D’autant plus qu’elle a conduit à inclure dans les frontières libanaises une population (musulmane mais aussi chrétienne non-maronite, en particulier grecque orthodoxe) qui ne s’est longtemps pas reconnue comme libanaise et a continué à entretenir ses affinités avec la Syrie ensuite. Y compris politiquement en cultivant pendant des décennies ses tendances pansyrienne voire panarabiste.Tendances qui alimentaient elles-mêmes les tentations interventionnistes syriennes au Liban.
Aujourd’hui, cette tendance est devenue marginale, surtout depuis l’assassinat de Rafik Hariri, qui se revendiquait encore comme « nationaliste arabe ». Son parti, le « Courant du futur », toujours dominant dans la communauté sunnite, a alors connu une dérive pro-occidentale et anti-syrienne.

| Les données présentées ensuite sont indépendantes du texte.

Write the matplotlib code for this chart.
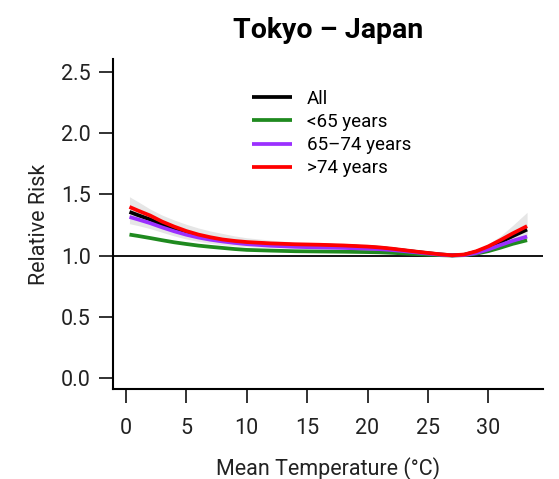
import numpy as np
import matplotlib
matplotlib.use('Agg')
import matplotlib.pyplot as plt

plt.rcParams['font.family'] = ['Roboto', 'DejaVu Sans']

# temperature grid (deg C) and relative risk per age group
temp = [0.3, 1, 2, 3, 4, 5, 6, 7, 8, 9, 10, 12, 14, 16, 18, 20, 21, 22, 23, 24,
        25, 26, 27, 28, 29, 30, 31, 32, 33.2]
rr_all = [1.356, 1.330, 1.295, 1.252, 1.215, 1.184, 1.158, 1.139, 1.124, 1.112,
          1.103, 1.093, 1.086, 1.082, 1.077, 1.068, 1.062, 1.052, 1.041, 1.030,
          1.019, 1.009, 1.002, 1.006, 1.030, 1.066, 1.110, 1.158, 1.212]
rr_lt65 = [1.171, 1.160, 1.143, 1.125, 1.108, 1.094, 1.081, 1.071, 1.062, 1.053,
           1.046, 1.040, 1.035, 1.033, 1.031, 1.028, 1.026, 1.022, 1.017, 1.012,
           1.007, 1.003, 1.000, 1.003, 1.015, 1.036, 1.064, 1.095, 1.125]
rr_65_74 = [1.315, 1.295, 1.265, 1.230, 1.198, 1.170, 1.147, 1.129, 1.115, 1.103,
            1.093, 1.080, 1.071, 1.066, 1.062, 1.056, 1.052, 1.045, 1.036, 1.026,
            1.016, 1.007, 1.001, 1.004, 1.020, 1.050, 1.086, 1.120, 1.155]
rr_gt74 = [1.397, 1.367, 1.327, 1.277, 1.236, 1.200, 1.171, 1.149, 1.131, 1.119,
           1.110, 1.099, 1.092, 1.088, 1.082, 1.073, 1.066, 1.056, 1.044, 1.032,
           1.021, 1.010, 1.002, 1.008, 1.035, 1.075, 1.126, 1.180, 1.240]
# 95% CI of the overall curve
ci_low = [1.26, 1.245, 1.22, 1.19, 1.16, 1.135, 1.115, 1.10, 1.088, 1.08,
          1.072, 1.065, 1.06, 1.058, 1.054, 1.048, 1.043, 1.036, 1.028, 1.02,
          1.012, 1.005, 1.001, 1.003, 1.018, 1.04, 1.065, 1.095, 1.13]
ci_high = [1.48, 1.44, 1.38, 1.33, 1.29, 1.255, 1.225, 1.20, 1.18, 1.16,
           1.145, 1.125, 1.11, 1.105, 1.10, 1.09, 1.082, 1.07, 1.056, 1.042,
           1.027, 1.013, 1.002, 1.01, 1.045, 1.095, 1.16, 1.245, 1.353]

series = [
    ('All', rr_all, 'black'),
    ('<65 years', rr_lt65, '#1f8a1f'),
    ('65\u201374 years', rr_65_74, '#9b30ff'),
    ('>74 years', rr_gt74, 'red'),
]

fig = plt.figure(figsize=(5.59, 4.79), dpi=100)
ax = fig.add_axes([0.202, 0.188, 0.769, 0.689])

ax.fill_between(temp, ci_low, ci_high, color='#e6e6e6', lw=0)
ax.axhline(1.0, color='black', lw=1.3)
for label, vals, col in series:
    ax.plot(temp, vals, color=col, lw=2.7, label=label,
            solid_joinstyle='round', solid_capstyle='butt')

ax.set_xlim(-1.07, 34.5)
ax.set_ylim(-0.09, 2.606)
ax.set_xticks([0, 5, 10, 15, 20, 25, 30])
ax.set_yticks([0.0, 0.5, 1.0, 1.5, 2.0, 2.5])
ax.set_yticklabels(['0.0', '0.5', '1.0', '1.5', '2.0', '2.5'])
ax.tick_params(axis='both', length=10, width=1.3, labelsize=15.5, colors='#222222')
ax.tick_params(axis='x', pad=11)
ax.tick_params(axis='y', pad=6)
for s in ['top', 'right']:
    ax.spines[s].set_visible(False)
for s in ['left', 'bottom']:
    ax.spines[s].set_linewidth(1.5)

ax.set_xlabel('Mean Temperature (\u00b0C)', fontsize=15.5, color='#222222', labelpad=13)
ax.set_ylabel('Relative Risk', fontsize=15.5, color='#222222', labelpad=8)
ax.set_title('Tokyo \u2013 Japan', fontsize=20.5, fontweight='bold', pad=15)

ax.legend(loc='upper left', bbox_to_anchor=(0.285, 0.957), frameon=False,
          fontsize=13.5, handlelength=2.1, handletextpad=0.8, labelspacing=0.27)

fig.savefig('out.png', dpi=100)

Un positionnement en contradiction avec la tradition politique de la communauté sunnite, plutôt tournée vers l’Orient. Inversement, le positionnement du « Courant patriotique » de Michel AOUN, parti dominant dans la communauté maronite, se place dans une reconnaissance tacite de l’arabité du Liban qui rompt en partie avec le particularisme fort et tourné vers l’Occident qui a longtemps caractérisé cette communauté.

Néanmoins, malgré ces évolutions notables et ses éléments de régénération, le débat reste pour les Libanais la place de leur pays au confluent de l’Orient et de l’Occident. Et en particulier les relations avec l’Orient proche que constitue la Syrie.